** start **

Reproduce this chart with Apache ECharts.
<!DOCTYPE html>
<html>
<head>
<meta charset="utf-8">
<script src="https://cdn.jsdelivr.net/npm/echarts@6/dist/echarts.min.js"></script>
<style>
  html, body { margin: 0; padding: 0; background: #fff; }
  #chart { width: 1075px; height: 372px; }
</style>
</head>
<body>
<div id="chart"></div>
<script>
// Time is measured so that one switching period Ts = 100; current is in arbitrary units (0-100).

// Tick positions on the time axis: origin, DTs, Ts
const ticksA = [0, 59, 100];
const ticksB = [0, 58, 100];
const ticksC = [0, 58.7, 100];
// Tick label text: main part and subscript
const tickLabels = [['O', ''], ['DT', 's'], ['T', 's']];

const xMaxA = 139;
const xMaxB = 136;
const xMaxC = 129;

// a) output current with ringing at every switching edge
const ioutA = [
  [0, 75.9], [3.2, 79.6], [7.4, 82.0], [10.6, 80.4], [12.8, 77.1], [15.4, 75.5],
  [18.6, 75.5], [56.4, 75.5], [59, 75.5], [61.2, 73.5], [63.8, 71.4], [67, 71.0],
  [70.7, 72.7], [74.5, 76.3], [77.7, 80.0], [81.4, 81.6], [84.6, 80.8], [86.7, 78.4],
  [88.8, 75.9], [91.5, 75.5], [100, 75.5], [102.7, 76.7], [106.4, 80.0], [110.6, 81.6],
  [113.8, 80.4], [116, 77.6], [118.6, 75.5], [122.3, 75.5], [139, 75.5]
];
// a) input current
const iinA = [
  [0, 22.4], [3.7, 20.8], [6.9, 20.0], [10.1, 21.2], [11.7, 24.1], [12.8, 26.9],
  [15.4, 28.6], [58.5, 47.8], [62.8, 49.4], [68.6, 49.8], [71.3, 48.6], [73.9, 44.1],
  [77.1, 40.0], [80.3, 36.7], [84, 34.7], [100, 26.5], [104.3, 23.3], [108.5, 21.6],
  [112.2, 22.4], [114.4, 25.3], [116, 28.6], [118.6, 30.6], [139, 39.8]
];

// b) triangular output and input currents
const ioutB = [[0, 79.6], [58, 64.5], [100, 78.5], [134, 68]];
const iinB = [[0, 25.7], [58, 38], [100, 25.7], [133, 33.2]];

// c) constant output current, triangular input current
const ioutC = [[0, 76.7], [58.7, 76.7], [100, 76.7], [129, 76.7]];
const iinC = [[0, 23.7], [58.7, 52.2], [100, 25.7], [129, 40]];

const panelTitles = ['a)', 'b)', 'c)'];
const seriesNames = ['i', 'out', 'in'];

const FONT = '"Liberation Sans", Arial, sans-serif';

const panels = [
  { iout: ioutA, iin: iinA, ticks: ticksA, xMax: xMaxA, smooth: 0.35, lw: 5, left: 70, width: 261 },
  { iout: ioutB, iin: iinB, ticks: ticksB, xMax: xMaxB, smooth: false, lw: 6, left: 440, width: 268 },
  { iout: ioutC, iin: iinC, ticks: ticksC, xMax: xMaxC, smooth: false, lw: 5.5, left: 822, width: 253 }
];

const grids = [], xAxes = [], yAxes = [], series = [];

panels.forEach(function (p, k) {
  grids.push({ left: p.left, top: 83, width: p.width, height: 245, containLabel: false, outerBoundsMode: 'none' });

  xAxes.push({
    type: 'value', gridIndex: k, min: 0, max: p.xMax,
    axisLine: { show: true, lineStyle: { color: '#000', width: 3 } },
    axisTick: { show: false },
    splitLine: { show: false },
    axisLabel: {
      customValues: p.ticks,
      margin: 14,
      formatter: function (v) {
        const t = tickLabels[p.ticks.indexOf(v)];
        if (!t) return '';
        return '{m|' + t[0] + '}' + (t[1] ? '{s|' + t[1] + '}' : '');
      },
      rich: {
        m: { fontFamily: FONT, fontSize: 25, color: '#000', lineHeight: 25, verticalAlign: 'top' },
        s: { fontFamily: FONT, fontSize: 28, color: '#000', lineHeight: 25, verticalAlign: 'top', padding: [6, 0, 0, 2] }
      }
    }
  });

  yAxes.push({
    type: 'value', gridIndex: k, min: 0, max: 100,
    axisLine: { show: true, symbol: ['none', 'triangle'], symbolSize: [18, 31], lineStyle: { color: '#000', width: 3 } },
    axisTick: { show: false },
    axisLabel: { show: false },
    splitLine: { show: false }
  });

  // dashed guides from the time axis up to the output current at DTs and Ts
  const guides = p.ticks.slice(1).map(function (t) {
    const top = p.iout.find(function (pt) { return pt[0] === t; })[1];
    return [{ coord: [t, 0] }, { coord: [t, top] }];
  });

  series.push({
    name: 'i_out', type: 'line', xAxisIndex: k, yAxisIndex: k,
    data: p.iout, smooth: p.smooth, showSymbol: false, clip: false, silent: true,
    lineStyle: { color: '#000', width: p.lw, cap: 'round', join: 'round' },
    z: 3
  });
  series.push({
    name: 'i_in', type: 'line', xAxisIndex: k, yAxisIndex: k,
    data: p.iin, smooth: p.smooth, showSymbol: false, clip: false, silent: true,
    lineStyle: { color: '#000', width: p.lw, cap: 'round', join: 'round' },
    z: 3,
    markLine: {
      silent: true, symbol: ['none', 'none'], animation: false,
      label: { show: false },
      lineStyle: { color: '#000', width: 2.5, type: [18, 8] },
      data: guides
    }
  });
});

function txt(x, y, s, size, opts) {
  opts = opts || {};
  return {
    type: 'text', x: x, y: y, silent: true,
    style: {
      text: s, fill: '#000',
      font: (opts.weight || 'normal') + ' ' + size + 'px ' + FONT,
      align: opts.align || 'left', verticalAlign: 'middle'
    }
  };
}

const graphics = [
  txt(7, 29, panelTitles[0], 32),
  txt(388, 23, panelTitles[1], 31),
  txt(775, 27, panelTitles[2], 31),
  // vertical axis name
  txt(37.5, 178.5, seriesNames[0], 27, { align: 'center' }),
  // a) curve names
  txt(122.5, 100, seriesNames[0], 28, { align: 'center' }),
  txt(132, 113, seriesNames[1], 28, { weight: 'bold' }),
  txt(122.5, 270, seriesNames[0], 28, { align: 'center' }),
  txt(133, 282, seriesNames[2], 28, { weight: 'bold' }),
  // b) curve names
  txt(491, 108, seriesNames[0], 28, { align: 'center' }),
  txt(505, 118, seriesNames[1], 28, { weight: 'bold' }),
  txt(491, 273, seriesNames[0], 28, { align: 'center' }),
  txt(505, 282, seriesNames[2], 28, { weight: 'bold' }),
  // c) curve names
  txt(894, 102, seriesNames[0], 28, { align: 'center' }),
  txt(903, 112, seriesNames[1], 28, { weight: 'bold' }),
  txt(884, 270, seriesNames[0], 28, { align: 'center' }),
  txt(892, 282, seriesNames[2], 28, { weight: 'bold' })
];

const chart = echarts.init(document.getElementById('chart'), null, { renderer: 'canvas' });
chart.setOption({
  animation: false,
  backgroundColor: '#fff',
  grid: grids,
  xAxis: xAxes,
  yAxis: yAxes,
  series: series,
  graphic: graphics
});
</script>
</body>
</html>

** end **

* **WRITTEN PROBLEM**
Write only the number of lines that include "with".

* **FINAL RESULT**
2